Kentucky Southern Baptists Are Considering Axing LGBTQ-Affirming Churches

· Updated on May 28, 2018

Every year, for the past 10 years, Rev. Maurice Blanchard has tried to offer workshops on LGBTQ inclusion to the Cooperative Baptist Fellowship. And every year, he says, he has been rejected. CBF, an umbrella organization for 1,800 churches, has historically viewed homosexuality as sinful.

But that could soon change, and a review of the anti-LGBTQ policy is threatening to splinter Southern Baptist organizations. As CBF weighs embracing LGBTQ hiring, some organizations with overlapping membership are threatening to kick out CBF-affiliated churches.

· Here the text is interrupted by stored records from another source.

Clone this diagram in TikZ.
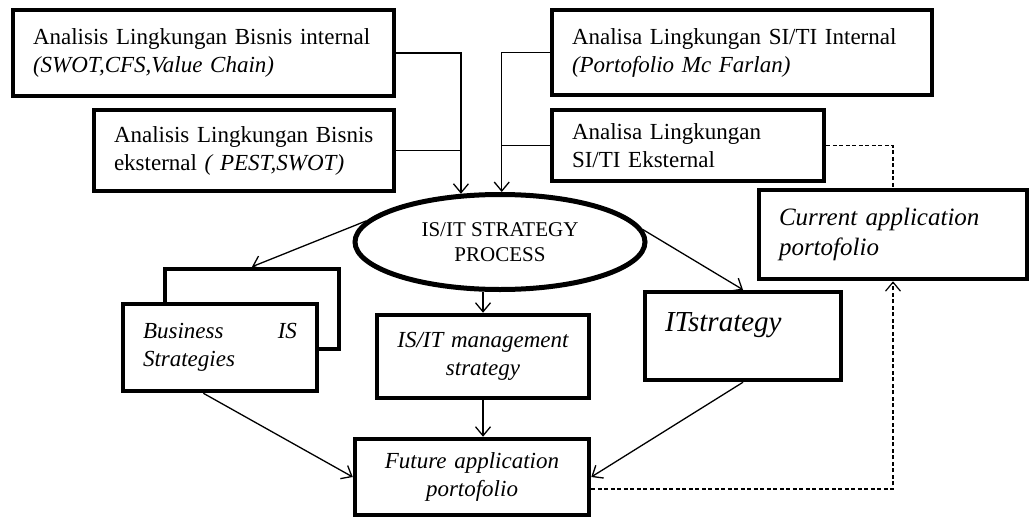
\documentclass[tikz,border=0pt]{standalone}
\usepackage{fontspec}
\setmainfont{Liberation Serif}
\usetikzlibrary{arrows.meta,shapes.geometric}

\begin{document}
\begin{tikzpicture}[x=1pt,y=-1pt,
    box/.style={draw,line width=4.5pt,fill=white,inner xsep=20pt,inner ysep=0pt,
      align=left,font=\fontsize{23}{28}\selectfont},
    itbox/.style={box,font=\fontsize{23}{28}\selectfont\itshape},
    flow/.style={line width=1.3pt,-{Straight Barb[length=9pt,width=15pt]}},
    dashline/.style={line width=1.2pt,dash pattern=on 4pt off 2.5pt}]
  \useasboundingbox (0,0) rectangle (1030,519);

  \node[box,minimum width=381pt,minimum height=86pt,text width=341pt] (bisint) at (203.5,53)
    {Analisis Lingkungan Bisnis internal\\\textit{(SWOT,CFS,Value Chain)}};
  \node[box,minimum width=300pt,minimum height=81pt,text width=260pt] (biseks) at (244,150.5)
    {Analisis Lingkungan Bisnis\\eksternal \textit{( PEST,SWOT)}};
  \node[box,minimum width=380pt,minimum height=85pt,text width=340pt] (siint) at (742,52.5)
    {Analisa Lingkungan SI/TI Internal\\\textit{(Portofolio Mc Farlan)}};
  \node[box,minimum width=272pt,minimum height=71pt,text width=232pt] (sieks) at (688,145.5)
    {Analisa Lingkungan\\SI/TI Eksternal};
  \node[itbox,minimum width=268pt,minimum height=89pt,text width=228pt,
    font=\fontsize{25}{30}\selectfont\itshape] (current) at (893,234.5)
    {Current application\\portofolio};

  \node[draw,ellipse,line width=5pt,fill=white,minimum width=290pt,minimum height=95pt,
    inner sep=0pt,align=center,font=\fontsize{21}{25}\selectfont] (proc) at (500,242)
    {IS/IT STRATEGY\\PROCESS};

  \node[box,minimum width=174pt,minimum height=80pt] (bisback) at (252,309) {};
  \node[itbox,minimum width=194pt,minimum height=87pt,text width=154pt] (bisis) at (220,347.5)
    {\makebox[154pt]{Business\hfill IS}\\Strategies};
  \node[itbox,minimum width=212pt,minimum height=83pt,text width=172pt,align=center] (mgmt) at (483,356.5)
    {IS/IT management\\strategy};
  \node[itbox,minimum width=196pt,minimum height=88pt,text width=156pt,text height=20pt,text depth=30pt,
    font=\fontsize{29}{34}\selectfont\itshape] (itstr) at (743,336)
    {ITstrategy};
  \node[itbox,minimum width=234pt,minimum height=76pt,text width=194pt,align=center] (future) at (472,477)
    {Future application\\portofolio};

  \draw[flow] (bisint.east) -| (proc.129);
  \draw[line width=1.3pt] (biseks.east) -- (biseks.east -| proc.129);
  \draw[flow] (siint.west) -| (proc.88);
  \draw[line width=1.3pt] (sieks.west) -- (sieks.west -| proc.88);
  \draw[dashline] (sieks.east) -| (current.north);
  \draw[dashline,-{Straight Barb[length=9pt,width=15pt]}] ([yshift=-12pt]future.east) -| (current.south);

  \draw[flow] (proc.171) -- (bisback.north);
  \draw[flow] (proc.south -| mgmt.north) -- (mgmt.north);
  \draw[flow] (proc.5) -- (itstr.north);
  \draw[flow] (mgmt.south) -- (mgmt.south |- future.north);
  \draw[flow] (bisis.250) -- (future.west);
  \draw[flow] (itstr.south) -- (future.east);
\end{tikzpicture}
\end{document}
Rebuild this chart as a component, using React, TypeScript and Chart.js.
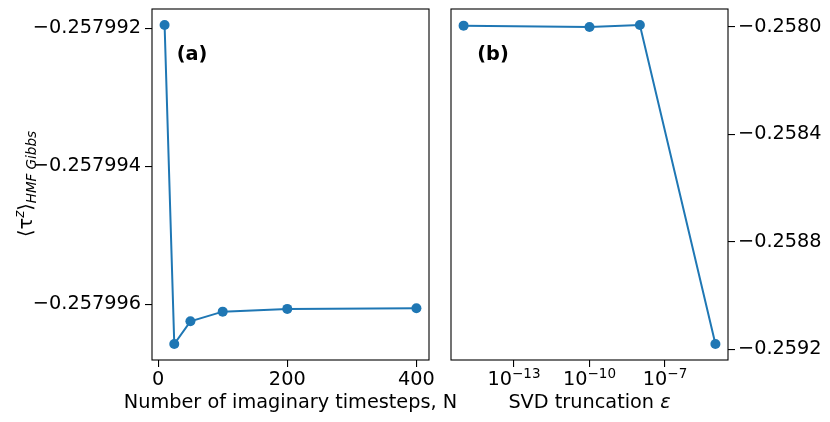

“I’m not surprised by it, but I’m disappointed,” Blanchard told INTO. Blanchard isa gay Baptist and a Kentucky plaintiff in the Supreme Court that legalized same-sex marriage.

A six-person CBF committee called the Illumination Project has explored changing the policy since June 2016. They are expected to make recommendations in February.

As a result, Kentucky Baptist Convention, a Louisville-based organization voted in mid-November to monitor CBF. According to Paul Chitwood, Executive Director of KBC, volunteers will compile statement CBF’s statements on the policy.

“That is a lifestyle that does not exemplify Christian teachings,” said Chitwood. “This isn’t a new position the belief. … These aren’t new teachings for the church.”

Chris Sanders, interim executive coordinator of CBF in Kentucky could not be reached for comment, but told The Courier-Journal that CBF was surprised by KBC’s vote.

“We didn’t have any discussions with them about it,” he said. “We would have much rather talked with them in advance.”

According to Chitwood, just 45 of its 2,400 churches belong to CBF and of those only 31 are active paying members.

But CBF’s move raises questions for affiliated churches in other states. Many Baptist churches belong to the progressive CBF but maintain membership in other denominational organizations. Blanchard notes that churches in Georgia and South Carolina are also facing backlash over embracing LGBTQ people.

“That’s a big thing to have a major denominational organization rescind a policy like this,” said Blanchard.

Still, church autonomy is a key tenant of the faith. Blanchard, argues that autonomy is what is at stake for Southern Baptist churches. His own church, Highland Baptist, left CBF at the time of his ordination he says, “for obvious reasons.” He’s not looking for a job under the new policy he said. “But, the door should be open for anybody, no matter their sexuality.”